**MATERIAL FOR THE TASK**:

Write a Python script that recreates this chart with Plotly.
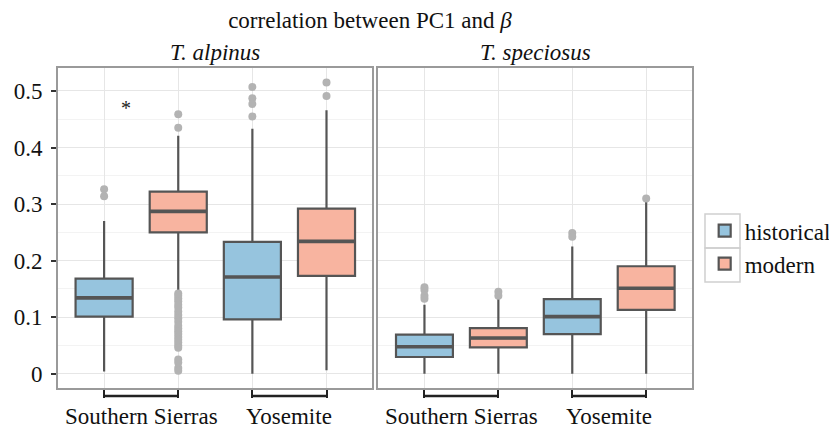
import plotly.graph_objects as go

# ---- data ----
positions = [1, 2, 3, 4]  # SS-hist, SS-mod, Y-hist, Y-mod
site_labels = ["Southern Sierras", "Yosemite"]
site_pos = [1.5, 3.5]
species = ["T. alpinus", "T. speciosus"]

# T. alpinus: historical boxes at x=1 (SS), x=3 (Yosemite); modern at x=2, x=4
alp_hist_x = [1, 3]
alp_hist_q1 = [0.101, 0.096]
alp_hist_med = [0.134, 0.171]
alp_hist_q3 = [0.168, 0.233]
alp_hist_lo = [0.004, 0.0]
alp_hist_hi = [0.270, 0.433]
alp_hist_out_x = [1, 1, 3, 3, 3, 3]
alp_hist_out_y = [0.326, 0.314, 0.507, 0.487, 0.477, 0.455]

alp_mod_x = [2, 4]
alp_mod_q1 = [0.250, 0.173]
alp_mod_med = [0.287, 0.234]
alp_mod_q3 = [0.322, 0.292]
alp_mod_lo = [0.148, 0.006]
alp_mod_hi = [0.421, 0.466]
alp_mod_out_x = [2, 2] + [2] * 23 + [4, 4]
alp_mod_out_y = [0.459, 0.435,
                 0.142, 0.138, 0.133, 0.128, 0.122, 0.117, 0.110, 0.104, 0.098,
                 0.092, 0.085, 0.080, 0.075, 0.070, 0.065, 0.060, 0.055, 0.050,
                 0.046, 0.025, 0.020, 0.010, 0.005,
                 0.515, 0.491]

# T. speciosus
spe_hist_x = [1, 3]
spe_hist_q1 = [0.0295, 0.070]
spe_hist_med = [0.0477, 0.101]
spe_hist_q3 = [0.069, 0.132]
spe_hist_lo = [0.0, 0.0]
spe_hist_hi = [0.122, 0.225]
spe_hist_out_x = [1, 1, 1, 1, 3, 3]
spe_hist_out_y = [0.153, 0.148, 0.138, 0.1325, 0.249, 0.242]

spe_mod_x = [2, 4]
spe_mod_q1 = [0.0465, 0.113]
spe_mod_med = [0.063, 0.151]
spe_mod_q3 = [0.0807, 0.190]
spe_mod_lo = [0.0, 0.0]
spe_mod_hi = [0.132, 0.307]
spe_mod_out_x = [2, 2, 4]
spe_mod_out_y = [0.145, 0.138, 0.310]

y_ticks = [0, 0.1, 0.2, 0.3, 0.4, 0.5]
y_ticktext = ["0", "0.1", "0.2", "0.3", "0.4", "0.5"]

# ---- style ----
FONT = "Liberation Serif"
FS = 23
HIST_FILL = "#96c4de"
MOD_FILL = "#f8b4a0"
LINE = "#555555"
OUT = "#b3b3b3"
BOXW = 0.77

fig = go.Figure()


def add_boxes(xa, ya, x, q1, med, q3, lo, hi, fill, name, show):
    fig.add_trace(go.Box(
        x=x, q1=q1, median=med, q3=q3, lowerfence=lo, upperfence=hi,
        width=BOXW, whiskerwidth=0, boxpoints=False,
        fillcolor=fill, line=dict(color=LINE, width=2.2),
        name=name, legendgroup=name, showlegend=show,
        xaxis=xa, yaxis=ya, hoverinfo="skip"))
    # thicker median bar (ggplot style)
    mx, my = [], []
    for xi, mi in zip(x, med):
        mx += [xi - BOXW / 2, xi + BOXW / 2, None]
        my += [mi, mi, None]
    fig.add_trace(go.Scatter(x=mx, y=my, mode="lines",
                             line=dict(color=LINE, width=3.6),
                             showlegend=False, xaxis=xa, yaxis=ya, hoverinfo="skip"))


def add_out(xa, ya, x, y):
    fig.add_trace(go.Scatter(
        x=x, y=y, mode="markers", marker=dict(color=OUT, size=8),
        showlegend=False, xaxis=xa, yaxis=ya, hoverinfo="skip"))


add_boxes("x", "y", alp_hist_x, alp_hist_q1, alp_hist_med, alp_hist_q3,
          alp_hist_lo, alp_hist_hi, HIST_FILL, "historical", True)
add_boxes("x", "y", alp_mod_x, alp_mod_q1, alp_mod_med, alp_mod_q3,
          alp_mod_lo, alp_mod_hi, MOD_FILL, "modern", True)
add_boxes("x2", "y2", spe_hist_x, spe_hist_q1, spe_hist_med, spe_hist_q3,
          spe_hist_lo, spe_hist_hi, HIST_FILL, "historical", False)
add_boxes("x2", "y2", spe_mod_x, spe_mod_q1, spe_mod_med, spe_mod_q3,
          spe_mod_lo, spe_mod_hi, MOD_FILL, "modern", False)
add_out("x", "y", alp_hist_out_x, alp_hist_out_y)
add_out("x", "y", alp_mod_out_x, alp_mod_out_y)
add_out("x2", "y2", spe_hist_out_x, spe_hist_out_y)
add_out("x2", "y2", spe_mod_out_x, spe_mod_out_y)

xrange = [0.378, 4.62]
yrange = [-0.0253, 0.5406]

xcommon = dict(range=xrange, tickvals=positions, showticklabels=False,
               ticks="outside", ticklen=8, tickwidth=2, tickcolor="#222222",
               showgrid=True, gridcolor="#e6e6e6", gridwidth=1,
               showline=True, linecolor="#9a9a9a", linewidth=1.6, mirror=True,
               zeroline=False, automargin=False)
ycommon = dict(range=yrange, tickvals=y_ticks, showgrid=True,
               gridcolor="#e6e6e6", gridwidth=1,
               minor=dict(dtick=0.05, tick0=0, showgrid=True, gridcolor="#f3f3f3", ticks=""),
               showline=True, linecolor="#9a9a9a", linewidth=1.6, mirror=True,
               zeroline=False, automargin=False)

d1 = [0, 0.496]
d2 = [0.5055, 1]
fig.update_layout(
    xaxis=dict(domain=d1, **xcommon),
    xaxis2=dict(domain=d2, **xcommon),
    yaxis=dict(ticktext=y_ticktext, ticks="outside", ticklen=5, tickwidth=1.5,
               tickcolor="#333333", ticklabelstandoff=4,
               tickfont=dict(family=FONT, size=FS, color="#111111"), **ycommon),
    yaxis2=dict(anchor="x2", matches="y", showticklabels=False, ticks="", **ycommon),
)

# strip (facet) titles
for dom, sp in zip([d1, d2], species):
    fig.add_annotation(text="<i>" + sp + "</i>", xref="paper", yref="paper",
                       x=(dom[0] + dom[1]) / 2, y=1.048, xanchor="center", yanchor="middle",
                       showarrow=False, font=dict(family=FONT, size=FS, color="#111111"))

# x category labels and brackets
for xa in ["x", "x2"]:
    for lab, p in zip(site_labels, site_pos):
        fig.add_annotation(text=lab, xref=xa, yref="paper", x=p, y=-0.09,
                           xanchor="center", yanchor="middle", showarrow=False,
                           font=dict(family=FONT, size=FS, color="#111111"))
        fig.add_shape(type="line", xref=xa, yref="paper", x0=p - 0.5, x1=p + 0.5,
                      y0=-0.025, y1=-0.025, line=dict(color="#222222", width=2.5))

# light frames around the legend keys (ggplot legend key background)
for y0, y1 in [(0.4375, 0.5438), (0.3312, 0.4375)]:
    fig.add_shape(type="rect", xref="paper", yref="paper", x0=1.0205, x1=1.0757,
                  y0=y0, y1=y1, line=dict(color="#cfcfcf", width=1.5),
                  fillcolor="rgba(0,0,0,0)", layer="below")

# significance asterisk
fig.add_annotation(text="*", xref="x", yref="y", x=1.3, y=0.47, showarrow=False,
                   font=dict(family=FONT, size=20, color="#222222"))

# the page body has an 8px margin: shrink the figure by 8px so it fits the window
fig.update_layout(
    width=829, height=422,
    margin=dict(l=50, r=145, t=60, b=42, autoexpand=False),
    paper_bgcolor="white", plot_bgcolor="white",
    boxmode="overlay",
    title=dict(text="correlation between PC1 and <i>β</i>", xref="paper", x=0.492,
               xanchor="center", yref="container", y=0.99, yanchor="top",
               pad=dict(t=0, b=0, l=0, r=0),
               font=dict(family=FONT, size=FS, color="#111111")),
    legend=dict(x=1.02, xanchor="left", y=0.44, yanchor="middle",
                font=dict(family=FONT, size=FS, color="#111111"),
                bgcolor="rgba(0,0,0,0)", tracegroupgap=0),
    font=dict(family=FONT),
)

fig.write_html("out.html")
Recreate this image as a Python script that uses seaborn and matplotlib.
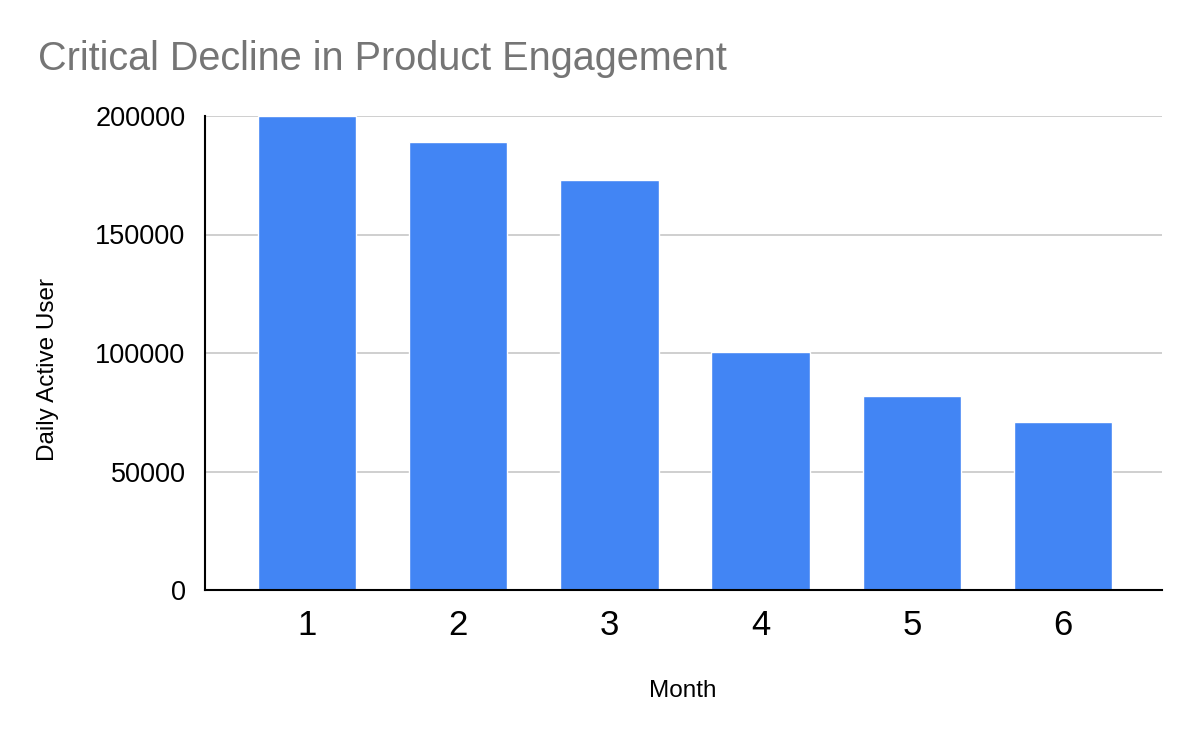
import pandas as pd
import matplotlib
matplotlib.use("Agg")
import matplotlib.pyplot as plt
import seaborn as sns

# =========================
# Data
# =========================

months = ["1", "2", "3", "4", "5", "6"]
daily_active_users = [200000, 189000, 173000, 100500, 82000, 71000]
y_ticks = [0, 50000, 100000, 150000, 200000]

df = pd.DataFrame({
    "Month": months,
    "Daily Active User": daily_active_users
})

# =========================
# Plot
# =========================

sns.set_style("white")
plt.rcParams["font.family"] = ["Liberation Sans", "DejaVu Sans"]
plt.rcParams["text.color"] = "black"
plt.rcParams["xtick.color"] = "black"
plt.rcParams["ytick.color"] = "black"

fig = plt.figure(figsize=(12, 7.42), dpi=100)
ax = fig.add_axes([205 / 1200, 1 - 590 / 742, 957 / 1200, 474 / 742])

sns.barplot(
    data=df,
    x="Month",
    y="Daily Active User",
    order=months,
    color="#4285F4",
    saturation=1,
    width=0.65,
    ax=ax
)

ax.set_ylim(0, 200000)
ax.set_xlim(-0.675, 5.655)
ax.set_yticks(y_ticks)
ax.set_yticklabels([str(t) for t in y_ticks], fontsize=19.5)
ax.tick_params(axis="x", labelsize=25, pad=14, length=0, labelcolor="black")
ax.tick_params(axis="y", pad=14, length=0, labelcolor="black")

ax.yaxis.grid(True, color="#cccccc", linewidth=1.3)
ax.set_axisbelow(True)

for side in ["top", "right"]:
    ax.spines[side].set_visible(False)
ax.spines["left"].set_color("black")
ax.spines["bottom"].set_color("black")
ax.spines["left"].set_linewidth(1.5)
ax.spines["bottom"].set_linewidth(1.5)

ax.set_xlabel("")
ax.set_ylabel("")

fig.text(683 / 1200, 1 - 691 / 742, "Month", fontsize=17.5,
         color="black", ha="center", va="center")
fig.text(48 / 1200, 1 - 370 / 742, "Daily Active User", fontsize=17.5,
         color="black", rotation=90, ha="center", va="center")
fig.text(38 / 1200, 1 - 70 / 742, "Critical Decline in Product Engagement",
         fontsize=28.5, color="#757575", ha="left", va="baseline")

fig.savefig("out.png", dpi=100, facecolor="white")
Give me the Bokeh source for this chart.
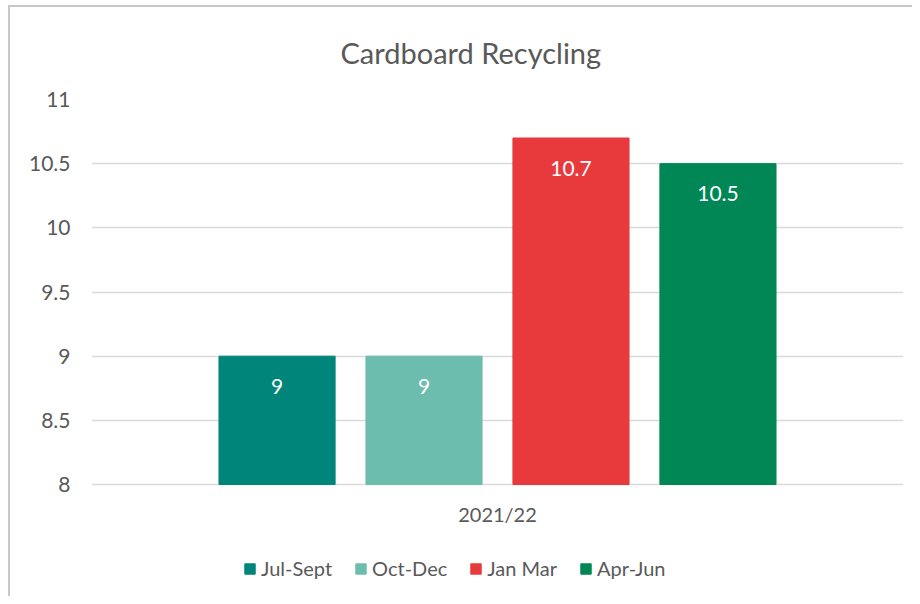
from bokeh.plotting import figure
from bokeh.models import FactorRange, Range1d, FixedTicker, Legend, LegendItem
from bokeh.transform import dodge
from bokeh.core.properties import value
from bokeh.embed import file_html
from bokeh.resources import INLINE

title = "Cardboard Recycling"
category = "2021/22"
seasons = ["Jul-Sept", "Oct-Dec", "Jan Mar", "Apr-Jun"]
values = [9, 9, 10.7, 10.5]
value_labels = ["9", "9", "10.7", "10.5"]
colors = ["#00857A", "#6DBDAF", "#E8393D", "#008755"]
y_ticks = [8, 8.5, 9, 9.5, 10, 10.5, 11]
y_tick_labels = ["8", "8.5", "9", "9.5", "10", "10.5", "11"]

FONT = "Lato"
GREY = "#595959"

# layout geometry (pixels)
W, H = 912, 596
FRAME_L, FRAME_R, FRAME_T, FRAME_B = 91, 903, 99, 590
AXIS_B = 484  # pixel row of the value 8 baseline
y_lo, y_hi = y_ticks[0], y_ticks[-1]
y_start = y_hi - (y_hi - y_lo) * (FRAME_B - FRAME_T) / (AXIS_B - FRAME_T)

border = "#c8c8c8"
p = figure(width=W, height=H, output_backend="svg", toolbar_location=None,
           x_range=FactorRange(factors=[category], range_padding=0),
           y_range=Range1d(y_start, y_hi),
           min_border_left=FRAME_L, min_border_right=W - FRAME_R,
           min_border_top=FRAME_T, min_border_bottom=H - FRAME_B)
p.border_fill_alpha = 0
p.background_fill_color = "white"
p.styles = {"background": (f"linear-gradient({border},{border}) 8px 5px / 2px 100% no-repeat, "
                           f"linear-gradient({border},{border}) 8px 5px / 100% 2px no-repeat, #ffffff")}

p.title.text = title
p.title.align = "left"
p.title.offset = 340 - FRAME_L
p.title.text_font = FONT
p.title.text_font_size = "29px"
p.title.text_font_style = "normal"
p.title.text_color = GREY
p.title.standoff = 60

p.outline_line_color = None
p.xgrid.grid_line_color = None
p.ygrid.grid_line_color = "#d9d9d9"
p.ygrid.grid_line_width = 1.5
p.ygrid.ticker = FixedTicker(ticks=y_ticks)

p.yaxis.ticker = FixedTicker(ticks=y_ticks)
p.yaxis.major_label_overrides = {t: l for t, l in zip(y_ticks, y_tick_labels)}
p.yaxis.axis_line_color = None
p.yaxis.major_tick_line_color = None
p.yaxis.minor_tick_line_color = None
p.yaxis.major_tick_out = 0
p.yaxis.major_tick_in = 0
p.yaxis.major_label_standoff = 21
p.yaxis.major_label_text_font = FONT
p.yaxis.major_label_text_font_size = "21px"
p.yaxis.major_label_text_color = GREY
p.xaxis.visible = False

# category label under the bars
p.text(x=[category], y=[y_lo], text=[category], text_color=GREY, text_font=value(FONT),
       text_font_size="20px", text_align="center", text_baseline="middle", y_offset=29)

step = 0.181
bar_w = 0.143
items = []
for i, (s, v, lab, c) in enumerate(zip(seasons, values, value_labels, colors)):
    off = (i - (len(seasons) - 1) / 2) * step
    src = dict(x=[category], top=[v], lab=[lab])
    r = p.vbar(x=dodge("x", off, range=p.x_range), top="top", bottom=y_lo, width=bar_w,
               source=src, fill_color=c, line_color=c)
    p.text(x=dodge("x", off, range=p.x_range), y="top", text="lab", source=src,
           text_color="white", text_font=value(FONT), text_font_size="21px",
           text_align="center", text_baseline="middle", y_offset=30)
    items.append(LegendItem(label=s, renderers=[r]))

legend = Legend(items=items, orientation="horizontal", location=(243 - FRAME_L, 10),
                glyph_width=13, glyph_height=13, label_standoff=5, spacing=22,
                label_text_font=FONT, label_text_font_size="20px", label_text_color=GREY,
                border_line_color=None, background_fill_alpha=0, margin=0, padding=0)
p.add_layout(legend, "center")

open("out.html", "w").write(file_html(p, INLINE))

**YOUR TASK**: Return the material from the line containing "Give me the Bokeh source for this chart." through the line containing "y_start = y_hi", exactly and in full, but without its pictures.

**OUTPUT FOR THIS EXERCISE**:
Give me the Bokeh source for this chart.
from bokeh.plotting import figure
from bokeh.models import FactorRange, Range1d, FixedTicker, Legend, LegendItem
from bokeh.transform import dodge
from bokeh.core.properties import value
from bokeh.embed import file_html
from bokeh.resources import INLINE

title = "Cardboard Recycling"
category = "2021/22"
seasons = ["Jul-Sept", "Oct-Dec", "Jan Mar", "Apr-Jun"]
values = [9, 9, 10.7, 10.5]
value_labels = ["9", "9", "10.7", "10.5"]
colors = ["#00857A", "#6DBDAF", "#E8393D", "#008755"]
y_ticks = [8, 8.5, 9, 9.5, 10, 10.5, 11]
y_tick_labels = ["8", "8.5", "9", "9.5", "10", "10.5", "11"]

FONT = "Lato"
GREY = "#595959"

# layout geometry (pixels)
W, H = 912, 596
FRAME_L, FRAME_R, FRAME_T, FRAME_B = 91, 903, 99, 590
AXIS_B = 484  # pixel row of the value 8 baseline
y_lo, y_hi = y_ticks[0], y_ticks[-1]
y_start = y_hi - (y_hi - y_lo) * (FRAME_B - FRAME_T) / (AXIS_B - FRAME_T)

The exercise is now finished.